Begin with the first line and repeat exactly through the line containing "import pandas as pd"; leave every image out.

### Material

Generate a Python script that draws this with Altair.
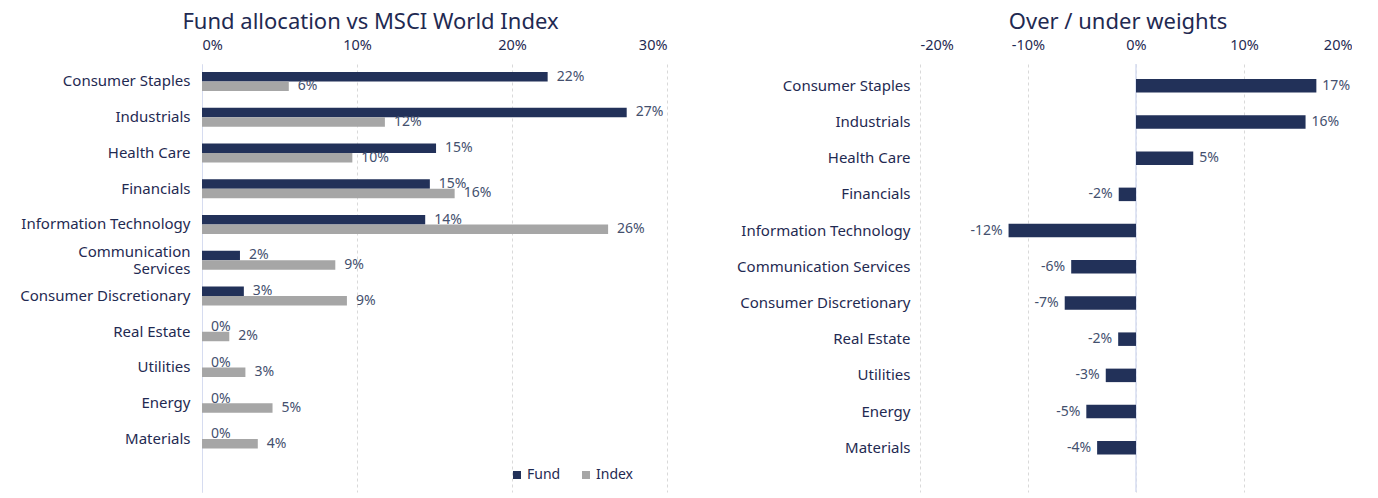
import altair as alt
import pandas as pd

categories = ["Consumer Staples", "Industrials", "Health Care", "Financials",
              "Information Technology", "Communication Services",
              "Consumer Discretionary", "Real Estate", "Utilities", "Energy", "Materials"]
fund = [22.3, 27.4, 15.1, 14.7, 14.4, 2.45, 2.7, 0, 0, 0, 0]
index = [5.6, 11.8, 9.7, 16.3, 26.2, 8.6, 9.35, 1.76, 2.8, 4.55, 3.6]
active = [16.7, 15.7, 5.3, -1.6, -11.8, -6.0, -6.6, -1.65, -2.8, -4.6, -3.6]
series = ["Fund", "Index"]
left_ticks = [0, 10, 20, 30]
right_ticks = [-20, -10, 0, 10, 20]

FONT = "Noto Sans"
TEXT = "#1f2a52"
VAL = "#44506e"
NAVY = "#223159"
GREY = "#a6a6a6"
GRID = "#d9d9d9"
ZERO = "#d6dcf0"
LBL = 15
TICK = 14.5
VSZ = 14
TSZ = 22

rows = []
for c, f, i in zip(categories, fund, index):
    rows.append({"category": c, "series": "Fund", "value": f})
    rows.append({"category": c, "series": "Index", "value": i})
left_df = pd.DataFrame(rows)
right_df = pd.DataFrame({"category": categories, "active": active})
zero_df = pd.DataFrame({"v": [0]})

label_calc = "(datum.value < 0 ? '-' : '') + format(abs(datum.value), '.0f') + '%'"

yl = alt.Y("category:N",
           scale=alt.Scale(domain=categories, paddingInner=0.469, paddingOuter=0.72, align=0.155),
           axis=alt.Axis(title=None, labelFontSize=LBL, labelColor=TEXT, labelPadding=12,
                         ticks=False, domain=True, domainColor=ZERO, labelFont=FONT,
                         labelLineHeight=17, minExtent=194,
                         labelOffset={"condition": {"test": "datum.value == 'Communication Services'",
                                                    "value": -8}, "value": 0},
                         labelExpr="datum.label == 'Communication Services' ? ['Communication', 'Services'] : datum.label"))
yoff = alt.YOffset("series:N", scale=alt.Scale(domain=series, paddingInner=0, paddingOuter=0))
xl = alt.X("value:Q", scale=alt.Scale(domain=[0, 30], nice=False),
           axis=alt.Axis(orient="top", values=left_ticks, labelExpr="datum.value + '%'",
                         grid=True, gridDash=[3, 3], gridColor=GRID, domain=False, ticks=False,
                         labelFontSize=TICK, labelPadding=12, labelColor=TEXT, labelFont=FONT,
                         title=None))

left_base = alt.Chart(left_df).transform_calculate(label=label_calc)
left_bars = left_base.mark_bar().encode(
    y=yl, yOffset=yoff, x=xl,
    color=alt.Color("series:N", scale=alt.Scale(domain=series, range=[NAVY, GREY]),
                    legend=alt.Legend(orient="none", legendX=308, legendY=404, direction="horizontal",
                                      title=None, symbolType="square", symbolSize=64,
                                      symbolStrokeWidth=0, labelFontSize=14, labelColor=TEXT,
                                      labelFont=FONT, columnPadding=18, labelOffset=3)),
)
left_text = left_base.mark_text(align="left", dx=9, fontSize=VSZ, color=VAL, font=FONT).encode(
    y=alt.Y("category:N", scale=alt.Scale(domain=categories)), yOffset=yoff,
    x=alt.X("value:Q"), text="label:N")

left = alt.layer(left_bars, left_text).properties(
    width=465, height=428,
    title=alt.TitleParams("Fund allocation vs MSCI World Index", fontSize=TSZ, color=TEXT, font=FONT,
                          fontWeight="normal", anchor="middle", frame="group", dx=-64, offset=3))

yr = alt.Y("category:N",
           scale=alt.Scale(domain=categories, paddingInner=0.627, paddingOuter=0.725, align=0.286),
           axis=alt.Axis(title=None, labelFontSize=LBL, labelColor=TEXT, labelPadding=10,
                         ticks=False, domain=False, labelFont=FONT, minExtent=197))
xr = alt.X("active:Q", scale=alt.Scale(domain=[-20, 20], nice=False),
           axis=alt.Axis(orient="top", values=right_ticks,
                         labelExpr="(datum.value < 0 ? '-' : '') + abs(datum.value) + '%'",
                         grid=True, gridDash=[3, 3], gridColor=GRID, domain=False, ticks=False,
                         labelFontSize=TICK, labelPadding=12, labelColor=TEXT, labelFont=FONT,
                         title=None))

right_base = alt.Chart(right_df).transform_calculate(
    label="(datum.active < 0 ? '-' : '') + format(abs(datum.active), '.0f') + '%'")
right_bars = right_base.mark_bar(color=NAVY).encode(y=yr, x=xr)
zero_rule = alt.Chart(zero_df).mark_rule(color=ZERO, strokeWidth=1.5).encode(x=alt.X("v:Q"))
pos_text = right_base.transform_filter("datum.active >= 0").mark_text(
    align="left", dx=6, fontSize=VSZ, color=VAL, font=FONT).encode(
    y=alt.Y("category:N", scale=alt.Scale(domain=categories)), x="active:Q", text="label:N")
neg_text = right_base.transform_filter("datum.active < 0").mark_text(
    align="right", dx=-6, fontSize=VSZ, color=VAL, font=FONT).encode(
    y=alt.Y("category:N", scale=alt.Scale(domain=categories)), x="active:Q", text="label:N")

right = alt.layer(zero_rule, right_bars, pos_text, neg_text).properties(
    width=432, height=428,
    title=alt.TitleParams("Over / under weights", fontSize=TSZ, color=TEXT, font=FONT,
                          fontWeight="normal", anchor="middle", frame="group", dx=-18, offset=3))

chart = alt.hconcat(left, right, spacing=56).properties(
    padding={"top": 3, "left": 0, "right": 0, "bottom": 0}
).configure(font=FONT, view=alt.ViewConfig(stroke=None))

chart.save("out.html", embed_options={"renderer": "svg", "actions": False})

######

*Answer for the task*.
Generate a Python script that draws this with Altair.
import altair as alt
import pandas as pd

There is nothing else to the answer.